This week we reviewed the letters we've learned so far as a nice refresher. I used our door alphabet projects as a starting point, and we talked about each letter. Well, mostly, I alligator-chomped, bee-buzzed, crab-pinched, duck-quacked and elephant-trunked them around the room. But they laughed. They were engaged. It was a successful alphabet review.
One morning during breakfast Spencer worked through several pages of an alphabet workbook.
We brought our review outside one afternoon, armed with chalk and squirt bottles. I drew bugs on the driveway and each bug was branded with a letter. Apparently I am not a talented artist because Spencer asked me why I was drawing a sun. The goal was to squirt all the bugs with the letters I wrote on the driveway. Ashton whined and fussed that he couldn't squirt the water into his mouth, but Spencer willingly participated in this activity. Once all the bugs were doused, he continued squirting whatever he pleased until he drained the water bottle and came begging for more. I'm fairly certain the water bottle was a hit; the alphabet activity was just the means to an end.
Another day during snacks I pulled out some paper, Q-tips and paint and encouraged the boys to trace the letters I had pre-drawn on the paper. Spencer attacked the E like it was his job, less enthusiastically outlined the D with the Q-tip and then forwent the planned project completely and painted as he pleased. Ashton, on the other hand, never attempted to follow the rules. He dove right in painting his hands and mouth and ears (duh, Mommy, that's what Q-tips are for!) and whatever else he could get at before I redirected his hands.
I hung the Q-tip pictures on the artwork board below our review flashcards. Throughout the week we periodically discussed the letters on the board.

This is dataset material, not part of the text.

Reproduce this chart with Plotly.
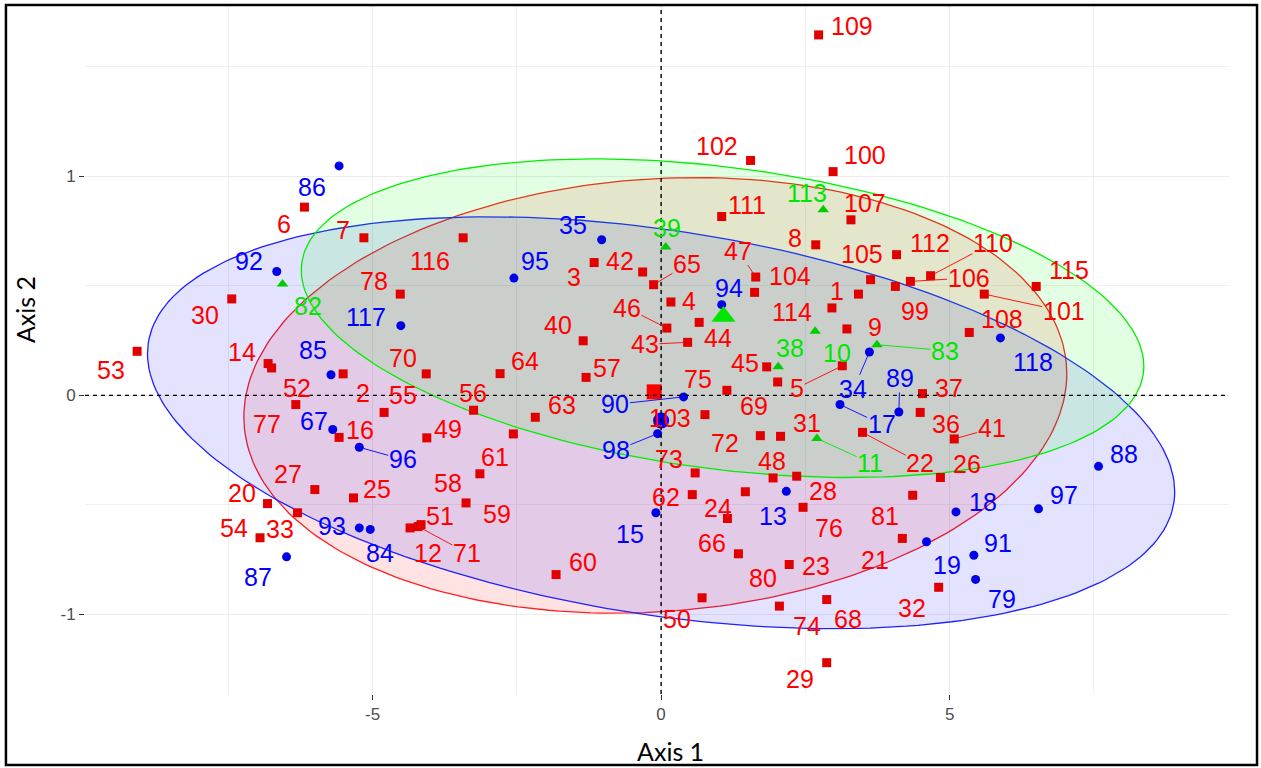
import numpy as np
import plotly.graph_objects as go

# ---------------- data ----------------
red_id = [1, 2, 3, 4, 5, 6, 7, 8, 9, 12, 14, 16, 20, 21, 22, 23, 24, 25, 26, 27, 28, 29, 30, 31, 32, 33,
          36, 37, 40, 41, 42, 43, 44, 45, 46, 47, 48, 49, 50, 51, 52, 53, 54, 55, 56, 57, 58, 59, 60, 61,
          62, 63, 64, 65, 66, 68, 69, 70, 71, 72, 73, 74, 75, 76, 77, 78, 80, 81, 99, 100, 101, 102, 103,
          104, 105, 106, 107, 108, 109, 110, 111, 112, 114, 115, 116]
red_x = [3.42, -5.51, -1.16, 0.17, 3.14, -6.18, -5.15, 2.68, 3.22, -4.35, -6.81, -5.58, -6.82, 4.18, 3.49,
         2.22, 1.46, -5.33, 4.84, -6.00, 2.35, 2.87, -7.44, 2.07, 4.81, -6.30,
         4.49, 4.53, -1.35, 5.08, -0.32, 0.46, 0.66, 1.83, 0.10, 1.64, 1.94, -4.06, 0.71, -4.16, -6.75,
         -9.08, -6.95, -4.80, -3.25, -1.30, -3.14, -3.38, -1.82, -2.56,
         0.54, -2.18, -2.79, -0.13, 1.15, 2.87, 2.02, -4.07, -4.21, 1.72, 0.59, 2.05, 1.14, 2.46, -6.33,
         -4.52, 1.34, 4.36, 4.06, 2.98, 5.60, 1.55, 0.76,
         1.62, 3.63, 4.32, 3.29, 5.34, 2.73, 4.67, 1.05, 4.08, 2.96, 6.50, -3.43]
red_y = [0.462, 0.098, 0.606, 0.426, 0.135, 0.859, 0.719, 0.687, 0.303, -0.605, 0.145, -0.192, -0.494,
         -0.653, -0.169, -0.772, -0.440, -0.468, -0.375, -0.430, -0.369, -1.220, 0.440, -0.187, -0.876,
         -0.536,
         -0.078, 0.008, 0.249, -0.199, 0.563, 0.242, 0.333, 0.130, 0.307, 0.540, -0.377, -0.194, -0.924,
         -0.590, 0.125, 0.201, -0.650, -0.078, -0.068, 0.082, -0.358, -0.491, -0.818, -0.176,
         -0.453, -0.100, 0.099, 0.505, -0.562, -0.932, 0.061, 0.098, -0.599, -0.184, -0.354, -0.962,
         0.023, -0.511, -0.042, 0.462, -0.723, -0.456, 0.497, 1.021, 0.462, 1.072, -0.088,
         0.470, 0.528, 0.520, 0.801, 0.287, 1.645, 0.546, 0.816, 0.642, 0.399, 0.497, 0.719]

blue_id = [13, 15, 17, 18, 19, 34, 35, 67, 79, 84, 85, 86, 87, 88, 89, 90, 91, 92, 93, 94, 95, 96, 97,
           98, 117, 118]
blue_x = [2.17, -0.09, 3.10, 5.11, 4.60, 3.61, -1.03, -5.69, 5.45, -5.04, -5.72, -5.58, -6.49, 7.58,
          4.12, 0.39, 5.42, -6.66, -5.23, 1.05, -2.55, -5.23, 6.54, -0.06, -4.51, 5.88]
blue_y = [-0.438, -0.536, -0.042, -0.532, -0.668, 0.198, 0.710, -0.156, -0.840, -0.612, 0.094, 1.047,
          -0.737, -0.324, -0.076, -0.007, -0.730, 0.565, -0.605, 0.414, 0.535, -0.237, -0.518, -0.175,
          0.318, 0.262]

green_id = [10, 11, 38, 39, 82, 83, 113]
green_x = [2.67, 2.70, 2.03, 0.08, -6.56, 3.74, 2.81]
green_y = [0.292, -0.197, 0.130, 0.677, 0.508, 0.231, 0.847]

# group centroids (red, blue, green)
centroid_x = [-0.12, 0.00, 1.08]
centroid_y = [0.016, -0.115, 0.360]

# confidence ellipses (red, blue, green): centre, spread along axes, correlation
ell_cx = [-0.10, 0.00, 1.065]
ell_cy = [0.000, -0.125, 0.352]
ell_sx = [7.13, 8.90, 7.30]
ell_sy = [0.994, 0.940, 0.727]
ell_rho = [0.099, -0.335, -0.301]

x_ticks = [-5, 0, 5]
x_tick_text = ["-5", "0", "5"]
y_ticks = [-1, 0, 1]
y_tick_text = ["-1", "0", "1"]

# ---------------- label placement (pixel offsets of repelled labels) ----------------
label_offset = {
    1: (-21.6, -5), 2: (19.4, 17.4), 3: (-19.7, 13.3), 4: (17.6, -2.3), 5: (-45.3, 20.7),
    6: (-20.7, 15), 7: (-20.7, -9), 8: (-20.7, -8.3), 9: (28.3, -3.3), 12: (18.3, 23.4),
    14: (-26, -13), 16: (20.7, -9.4), 20: (-25.6, -12.3), 21: (-27.3, 20.3), 22: (57.7, 29),
    23: (26.7, 0), 24: (-27.3, 14.4), 25: (23.4, -10), 26: (26.7, -15.3), 27: (-26.7, -16.7),
    28: (26, 13.3), 29: (-26.7, 15), 30: (-26.7, 14.7), 31: (26, -15), 32: (-26.6, 19),
    33: (-17.3, 15), 36: (26, 10), 37: (26, -7.3), 40: (-25, -17.7), 41: (37.4, -12),
    42: (-22.3, -12.3), 43: (-42.7, 0.6), 44: (19, 14), 45: (-21.7, -5.6), 46: (-40, -21.6),
    47: (-17.4, -28), 48: (-1, -18.3), 49: (21.6, -10.6), 50: (-25, 20), 51: (19, -10),
    52: (25.6, 18.4), 53: (-26.6, 17.6), 54: (-26, -11), 55: (18.4, -18.7), 56: (-0.3, -19),
    57: (20.7, -10.4), 58: (-31.7, 7.4), 59: (30.7, 9.4), 60: (26.6, -14), 61: (-18.3, 21.7),
    62: (-26.3, 1), 63: (26.7, -13.4), 64: (25, -14), 65: (33.4, -21.7), 66: (-15.6, 22.7),
    68: (21.6, 18.3), 69: (-24, 22.7), 70: (-23.3, -17.6), 71: (48.7, 24.7), 72: (-35, 5.7),
    73: (-25.7, -15), 74: (27.4, 18.3), 75: (-28.4, -12.4), 76: (25.6, 19), 77: (-29.3, 17.7),
    78: (-26.7, -15), 80: (24.4, 22.4), 81: (-27.7, 19.3), 99: (20, 23.3), 100: (32.3, -17.7),
    101: (79.3, 15.7), 102: (-34, -15.7), 103: (-35, 1.7), 104: (35.7, -17.7), 105: (-9, -26.7),
    106: (58.3, -5), 107: (14.3, -18.3), 108: (32.7, -15.4), 109: (33.7, -10), 110: (62.3, -34.3),
    111: (25, -13.4), 112: (33.3, -13.3), 114: (-40, 2.4), 115: (32.3, -18.4), 116: (-33, 22),
    13: (-13.7, 23.3), 15: (-26, 19.4), 17: (41.7, 18.3), 18: (26.7, -11.6), 19: (20, 21.7),
    34: (-16, 36), 35: (-28.4, -16.7), 67: (-18.7, -10), 79: (26, 18.3), 84: (10, 21.7),
    85: (-18.3, -26.7), 86: (-26.6, 19.7), 87: (-28.4, 18.7), 88: (25, -13.4), 89: (1, -35.6),
    90: (-68.3, 6), 91: (24.3, -14), 92: (-27.4, -11.7), 93: (-27, -3.3), 94: (7.6, -18.3),
    95: (21, -18.3), 96: (43.4, 10.6), 97: (25.7, -15.3), 98: (-41.7, 15.3), 117: (-34.7, -10),
    118: (32.7, 22.4),
    10: (21.7, 20), 11: (53.3, 22.7), 38: (11.7, -20), 39: (1, -20.6), 82: (25.6, 20.7),
    83: (68.3, 4.3), 113: (-16.6, -18.3),
}
segment_ids = {5, 22, 41, 43, 46, 47, 65, 71, 101, 106, 110, 17, 34, 89, 90, 96, 98, 11, 83}

# ---------------- styles ----------------
groups = [
    dict(ids=red_id, x=red_x, y=red_y, symbol="square", size=9, mcol="#E00000", lcol="#FF0000",
         fill="rgba(255,0,0,0.11)", line="#FF2020", csize=15),
    dict(ids=blue_id, x=blue_x, y=blue_y, symbol="circle", size=9, mcol="#0000E6", lcol="#0000FF",
         fill="rgba(0,0,255,0.11)", line="#2020FF", csize=16),
    dict(ids=green_id, x=green_x, y=green_y, symbol="triangle-up", size=10, mcol="#00CC00", lcol="#00E600",
         fill="rgba(0,255,0,0.11)", line="#00EE00", csize=21),
]

fig = go.Figure()

t = np.linspace(0, 2 * np.pi, 241)
for i, g in enumerate(groups):
    ex = ell_cx[i] + ell_sx[i] * np.cos(t)
    ey = ell_cy[i] + ell_sy[i] * (ell_rho[i] * np.cos(t) + np.sqrt(1 - ell_rho[i] ** 2) * np.sin(t))
    fig.add_trace(go.Scatter(x=ex, y=ey, mode="lines", fill="toself", fillcolor=g["fill"],
                             line=dict(color=g["line"], width=1.3), hoverinfo="skip", showlegend=False))

for i, g in enumerate(groups):
    fig.add_trace(go.Scatter(x=g["x"], y=g["y"], mode="markers",
                             marker=dict(symbol=g["symbol"], size=g["size"], color=g["mcol"], line=dict(width=0)),
                             showlegend=False))

for i, g in enumerate(groups):
    fig.add_trace(go.Scatter(x=[centroid_x[i]], y=[centroid_y[i]], mode="markers",
                             marker=dict(symbol=g["symbol"], size=g["csize"], color=g["lcol"], line=dict(width=0)),
                             showlegend=False))

annotations = []
for g in groups:
    for pid, px, py in zip(g["ids"], g["x"], g["y"]):
        dx, dy = label_offset[pid]
        seg = pid in segment_ids
        annotations.append(dict(
            x=px, y=py, xref="x", yref="y", text=str(pid), showarrow=True,
            ax=dx, ay=dy + 1.5, axref="pixel", ayref="pixel",
            arrowhead=0, arrowwidth=0.9, standoff=4 if seg else 0,
            arrowcolor=g["lcol"] if seg else "rgba(0,0,0,0)",
            font=dict(family="Liberation Sans, Arial, sans-serif", size=25, color=g["lcol"]),
            borderpad=0,
        ))

annotations.append(dict(text="Axis 1", x=0.5114, y=-0.0826, xref="paper", yref="paper", showarrow=False,
                        font=dict(family="Lato, sans-serif", size=25, color="black"),
                        xanchor="center", yanchor="middle"))
annotations.append(dict(text="Axis 2", x=-0.0524, y=0.5565, xref="paper", yref="paper", showarrow=False,
                        textangle=-90, font=dict(family="Lato, sans-serif", size=25, color="black"),
                        xanchor="center", yanchor="middle"))

shapes = [
    dict(type="line", xref="x", yref="paper", x0=0, x1=0, y0=0, y1=1, layer="above",
         line=dict(color="black", width=1.4, dash="4px,4px")),
    dict(type="line", xref="paper", yref="y", x0=0, x1=1, y0=0, y1=0, layer="above",
         line=dict(color="black", width=1.4, dash="4px,4px")),
    dict(type="rect", xref="paper", yref="paper", x0=-0.0691, x1=1.0245, y0=-0.1029, y1=0.9986,
         line=dict(color="black", width=2.5), fillcolor="rgba(0,0,0,0)", layer="above"),
]

axis_common = dict(showgrid=True, gridcolor="#EBEBEB", gridwidth=1.1, zeroline=False, showline=False,
                   ticks="outside", ticklen=5, tickwidth=1, tickcolor="#333333",
                   tickfont=dict(family="Liberation Sans, Arial, sans-serif", size=17, color="#4D4D4D"),
                   tickmode="array")

fig.update_layout(
    width=1261, height=768,
    margin=dict(l=85, r=32, t=4, b=74),
    paper_bgcolor="white", plot_bgcolor="white",
    showlegend=False,
    xaxis=dict(range=[-9.983, 9.841], tickvals=x_ticks, ticktext=x_tick_text,
               minor=dict(tickvals=[-7.5, -2.5, 2.5, 7.5], showgrid=True, gridcolor="#F0F0F0", ticks=""),
               **axis_common),
    yaxis=dict(range=[-1.363, 1.786], tickvals=y_ticks, ticktext=y_tick_text,
               minor=dict(tickvals=[-0.5, 0.5, 1.5], showgrid=True, gridcolor="#F0F0F0", ticks=""),
               **axis_common),
    annotations=annotations,
    shapes=shapes,
)

fig.write_html("out.html", config={"displayModeBar": False},
               post_script="document.body.style.margin='0px';")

For our final activity I taped a big piece of heavy paper on the coffee table and drew a race track and a bunch of garages. Each garage was assigned a letter. I also wrote numbers on pieces of tape on cars*. The object was to park the cars with the corresponding letters in the garages. This lasted for all of two minutes before I gave up and we just raced around the track. It's also become a field for a John Deere tractor and a helipad for a rescue helicopter. And it's been torn and taped.
*Footnote: I'd like to state for the record that no Hot Wheels (not to be confused with Matchbox cars) were harmed in this activity.